The author of the post was recalling this tragedy for a particular post he wanted to write, when he was contacted by another father, who had actually telephoned the author to inform him that his 15 year-old son had committed suicide. Clearly this was a result of parental alienation. And here is why. The father himself had struggled with the mother for nearly six years with custody, and attempted suicide himself. Fortunately, he did not succeed. But the ramifications were tragic. His son blamed himself for his father’s feelings of hopelessness, and took his own life. Because of the father’s attempt on his own life, he had just one fifteen minute conversation with his son until his son had taken his own life. This should have been a wake up call for everyone, but it was not.
To add insult to injury, no one on the father’s side, had even been notified of the child’s passing until the day of the funeral.

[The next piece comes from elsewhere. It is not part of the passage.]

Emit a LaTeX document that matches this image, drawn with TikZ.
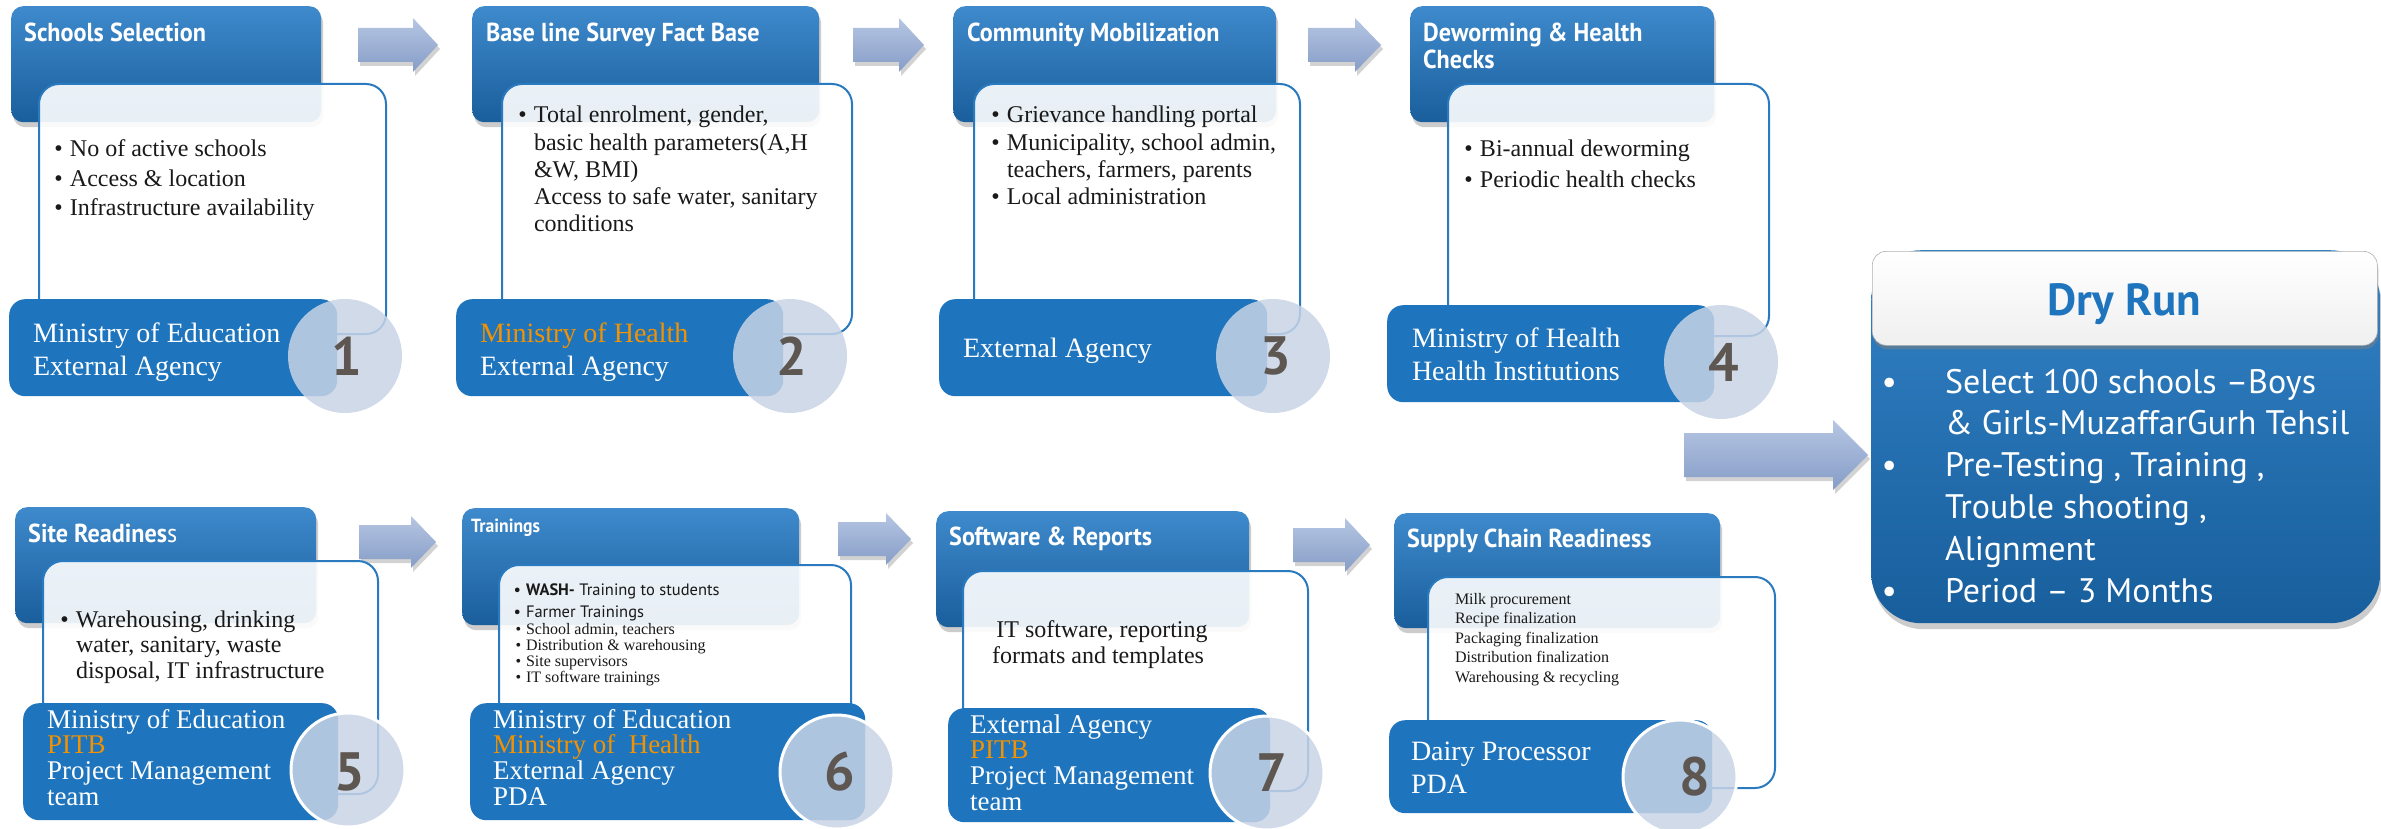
\documentclass[tikz,border=0pt]{standalone}
\usepackage{fontspec}
\setmainfont{Liberation Serif}
\newfontfamily\ptsans{PT Sans}
\newfontfamily\titlesans[FakeStretch=0.93]{PT Sans}
\usetikzlibrary{shadows}
\definecolor{titletop}{RGB}{62,138,204}
\definecolor{titlebot}{RGB}{26,94,156}
\definecolor{boxblue}{RGB}{30,117,189}
\definecolor{edgeblue}{RGB}{42,122,192}
\definecolor{circfill}{RGB}{200,212,230}
\definecolor{numgray}{RGB}{94,86,81}
\definecolor{orangeT}{RGB}{243,146,0}
\definecolor{arrtop}{RGB}{182,198,227}
\definecolor{arrbot}{RGB}{134,157,199}
\definecolor{drytop}{RGB}{50,130,198}
\definecolor{drybot}{RGB}{24,94,156}
\newcommand\bul{\llap{•\hspace{0.3em}}}
\newcommand\dbul{\llap{•\hspace{48pt}}}
\newcommand\tlines[6][]{%
  \foreach \lntext [count=\lnidx from 1] in {#6}{%
    \node[linetxt,#1] (#2\lnidx) at (#3,{#4+(\lnidx-1)*#5}) {\lntext};}}
\newcommand\blockarrow[6]{%
  \path[arrowshade] (#1,#3-#4) -- (#2,#3-#4) -- (#2,#3-#5) -- (#6,#3)
    -- (#2,#3+#5) -- (#2,#3+#4) -- (#1,#3+#4) -- cycle;}
\tikzset{
  linetxt/.style={anchor=base west, inner sep=0pt, outer sep=0pt},
  ser24/.style={font=\fontsize{24}{28}\selectfont, text=black!90},
  ser16/.style={font=\fontsize{16}{19}\selectfont, text=black!90},
  sans16/.style={font=\ptsans\fontsize{16.5}{20}\selectfont, text=black!90},
  who28/.style={font=\fontsize{28}{33}\selectfont, text=white},
  who27/.style={font=\fontsize{27}{30}\selectfont, text=white},
  drytxt/.style={font=\ptsans\fontsize{34}{40}\selectfont, text=white},
  titletxt/.style={anchor=base west, inner sep=0pt, text=white,
    font=\titlesans\bfseries\fontsize{26}{28}\selectfont},
  titlebox/.style={anchor=north west, rounded corners=12pt, inner sep=0pt,
    top color=titletop, bottom color=titlebot,
    drop shadow={shadow xshift=2pt, shadow yshift=-5pt, opacity=0.4}},
  contentbox/.style={anchor=north west, rounded corners=20pt, inner sep=0pt,
    fill=white, fill opacity=0.9, draw=edgeblue, line width=2pt},
  whobox/.style={anchor=north west, rounded corners=16pt, inner sep=0pt, fill=boxblue},
  numcirc/.style={circle, minimum size=114pt, inner sep=0pt, fill=circfill, fill opacity=0.85},
  ringcirc/.style={numcirc, draw=white, line width=3pt},
  numtext/.style={inner sep=0pt, text=numgray, font=\ptsans\bfseries\fontsize{54}{54}\selectfont},
  arrowshade/.style={top color=arrtop, bottom color=arrbot,
    drop shadow={shadow xshift=2pt, shadow yshift=-4pt, opacity=0.35}},
}
\begin{document}
\begin{tikzpicture}[x=1pt, y=-1pt]
\fill[white] (0,0) rectangle (2381,829);
\useasboundingbox (0,0) rectangle (2381,829);

% ---------- block arrows
\blockarrow{358}{413}{45}{17}{27}{438}
\blockarrow{853}{899}{45}{17}{27}{924}
\blockarrow{1308}{1355}{45}{17}{27}{1381}
\blockarrow{359}{411}{542}{17}{26}{436}
\blockarrow{838}{886}{539}{17}{26}{911}
\blockarrow{1293}{1345}{545}{17}{27}{1370}
\blockarrow{1684}{1833}{455}{22}{35}{1868}

% ---------- panel 1
\node[titlebox, minimum width=310, minimum height=116] (t1) at (11,6) {};
\node[titletxt] (tt1) at (24,42) {Schools Selection};
\node[contentbox, minimum width=347, minimum height=250] (b1) at (38,83) {};
\tlines[ser24]{l1-}{70}{157}{29}{{\bul No of active schools},{\bul Access \& location},{\bul Infrastructure availability}}
\node[whobox, minimum width=328, minimum height=97] (w1) at (9,299) {};
\tlines[who28]{o1-}{33}{342}{33}{{Ministry of Education},{External Agency}}
\node[numcirc] (c1) at (345,356) {};
\node[numtext] (n1) at (347,356) {1};

% ---------- panel 2
\node[titlebox, minimum width=347, minimum height=116] (t2) at (472,6) {};
\node[titletxt] (tt2) at (486,42) {Base line Survey Fact Base};
\node[contentbox, minimum width=350, minimum height=250] (b2) at (501,83) {};
\tlines[ser24]{l2-}{534}{123}{27.2}{{\bul Total enrolment, gender,},{basic health parameters(A,H},{\&W, BMI)},{Access to safe water, sanitary},{conditions}}
\node[whobox, minimum width=327, minimum height=97] (w2) at (456,299) {};
\tlines[who28]{o2-}{480}{342}{33}{{\textcolor{orangeT}{Ministry of Health}},{External Agency}}
\node[numcirc] (c2) at (790,356) {};
\node[numtext] (n2) at (792,356) {2};

% ---------- panel 3
\node[titlebox, minimum width=323, minimum height=116] (t3) at (953,6) {};
\node[titletxt] (tt3) at (967,42) {Community Mobilization};
\node[contentbox, minimum width=326, minimum height=250] (b3) at (973,83) {};
\tlines[ser24]{l3-}{1007}{123}{27.3}{{\bul Grievance handling portal},{\bul Municipality, school admin,},{teachers, farmers, parents},{\bul Local administration}}
\node[whobox, minimum width=328, minimum height=97] (w3) at (939,299) {};
\tlines[who28]{o3-}{963}{357}{33}{{External Agency}}
\node[numcirc] (c3) at (1273,356) {};
\node[numtext] (n3) at (1276,356) {3};

% ---------- panel 4
\node[titlebox, minimum width=304, minimum height=116] (t4) at (1410,6) {};
\node[titletxt] (tt4a) at (1423,42) {Deworming \& Health};
\node[titletxt] (tt4b) at (1423,69) {Checks};
\node[contentbox, minimum width=321, minimum height=252] (b4) at (1447,83) {};
\tlines[ser24]{l4-}{1480}{157}{31}{{\bul Bi-annual deworming},{\bul Periodic health checks}}
\node[whobox, minimum width=327, minimum height=97] (w4) at (1387,305) {};
\tlines[who28]{o4-}{1412}{347}{33}{{Ministry of Health},{Health Institutions}}
\node[numcirc] (c4) at (1721,362) {};
\node[numtext] (n4) at (1724,362) {4};

% ---------- panel 5
\node[titlebox, minimum width=301, minimum height=116] (t5) at (15,507) {};
\node[titletxt] (tt5) at (28,542) {Site Readines{\mdseries s}};
\node[contentbox, minimum width=335, minimum height=233] (b5) at (42,560) {};
\tlines[ser24]{l5-}{76}{627}{25.5}{{\bul Warehousing, drinking},{water, sanitary, waste},{disposal, IT infrastructure}}
\node[whobox, minimum width=315, minimum height=117] (w5) at (23,703) {};
\tlines[who27]{o5-}{47}{728}{25.7}{{Ministry of Education},{\textcolor{orangeT}{PITB}},{Project Management},{team}}
\node[ringcirc] (c5) at (348,770) {};
\node[numtext] (n5) at (350,772) {5};

% ---------- panel 6
\node[titlebox, minimum width=337, minimum height=117] (t6) at (462,508) {};
\node[titletxt, font=\titlesans\bfseries\fontsize{19}{22}\selectfont] (tt6) at (471,532) {Trainings};
\node[contentbox, minimum width=352, minimum height=226] (b6) at (498,564) {};
\tlines[sans16]{l6a-}{526}{595}{22}{{\bul\textbf{WASH-} Training to students},{\bul Farmer Trainings}}
\tlines[ser16]{l6b-}{526}{634}{16.3}{{\bul School admin, teachers},{\bul Distribution \& warehousing},{\bul Site supervisors},{\bul IT software trainings}}
\node[whobox, minimum width=395, minimum height=117] (w6) at (470,703) {};
\tlines[who27]{o6-}{493}{728}{25.7}{{Ministry of Education},{\textcolor{orangeT}{Ministry of\ \ Health}},{External Agency},{PDA}}
\node[ringcirc] (c6) at (837,772) {};
\node[numtext] (n6) at (840,772) {6};

% ---------- panel 7
\node[titlebox, minimum width=313, minimum height=116] (t7) at (936,511) {};
\node[titletxt] (tt7) at (949,545) {Software \& Reports};
\node[contentbox, minimum width=345, minimum height=220] (b7) at (962,570) {};
\node[ser24, anchor=base, inner sep=0pt] (l7-1) at (1102,637) {IT software, reporting};
\node[ser24, anchor=base, inner sep=0pt] (l7-2) at (1098,663) {formats and templates};
\node[whobox, minimum width=322, minimum height=114] (w7) at (948,708) {};
\tlines[who27]{o7-}{970}{733}{25.7}{{External Agency},{\textcolor{orangeT}{PITB}},{Project Management},{team}}
\node[ringcirc] (c7) at (1267,773) {};
\node[numtext] (n7) at (1272,773) {7};

% ---------- panel 8
\node[titlebox, minimum width=326, minimum height=115] (t8) at (1394,513) {};
\node[titletxt] (tt8) at (1407,547) {Supply Chain Readiness};
\node[contentbox, minimum width=347, minimum height=211] (b8) at (1427,576) {};
\tlines[ser16]{l8-}{1455}{604}{19.5}{{Milk procurement},{Recipe finalization},{Packaging finalization},{Distribution finalization},{Warehousing \& recycling}}
\node[whobox, minimum width=323, minimum height=93] (w8) at (1389,720) {};
\tlines[who28]{o8-}{1411}{760}{33}{{Dairy Processor},{PDA}}
\node[ringcirc] (c8) at (1680,777) {};
\node[numtext] (n8) at (1695,777) {8};

% ---------- dry run
\node[anchor=north west, inner sep=0pt, minimum width=509, minimum height=373,
  rounded corners=50pt, top color=drytop, bottom color=drybot,
  drop shadow={shadow xshift=2pt, shadow yshift=-6pt, opacity=0.4}] (dry) at (1871,250) {};
\node[anchor=north west, inner sep=0pt, minimum width=505, minimum height=94,
  rounded corners=14pt, top color=white, bottom color=black!6, draw=black!30, line width=0.6pt,
  drop shadow={shadow xshift=1pt, shadow yshift=-4pt, opacity=0.5}] (dryh) at (1872,251) {};
\node[anchor=base, inner sep=0pt, text=boxblue,
  font=\ptsans\bfseries\fontsize{45}{45}\selectfont] (dryt) at (2124,315) {Dry Run};
\tlines[drytxt]{d-}{1945}{393}{41.8}{{\dbul Select 100 schools –Boys},{\& Girls-MuzaffarGurh Tehsil},{\dbul Pre-Testing , Training ,},{Trouble shooting ,},{Alignment},{\dbul Period – 3 Months}}
\end{tikzpicture}
\end{document}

I am going to turn my final comment on this to gender neutral because it is not okay for either parent to ever allow a child to take the blame for something the two parents caused themselves, and were not able to fix. A parent seeking revenge and being spiteful, teaching the child to hate the other parent, just because the custodial parent hates the former spouse is wrong. There is nothing that happened in the marriage that is ever the child’s fault. The recipient of a divorce paper hurts, of course they do. But a child loves both their parents. A child only learns hate when it is taught by either the parent, family of the hurt parent, or friends of the custodial parent who along with the family have no clue, nor any interest in what is best for the child, only loyalty to the custodial parent.
A child has the right to love both of their parents unconditionally. No court, no lawyers, no in-laws, no friends, and definitely no parent has the right to interfere with that.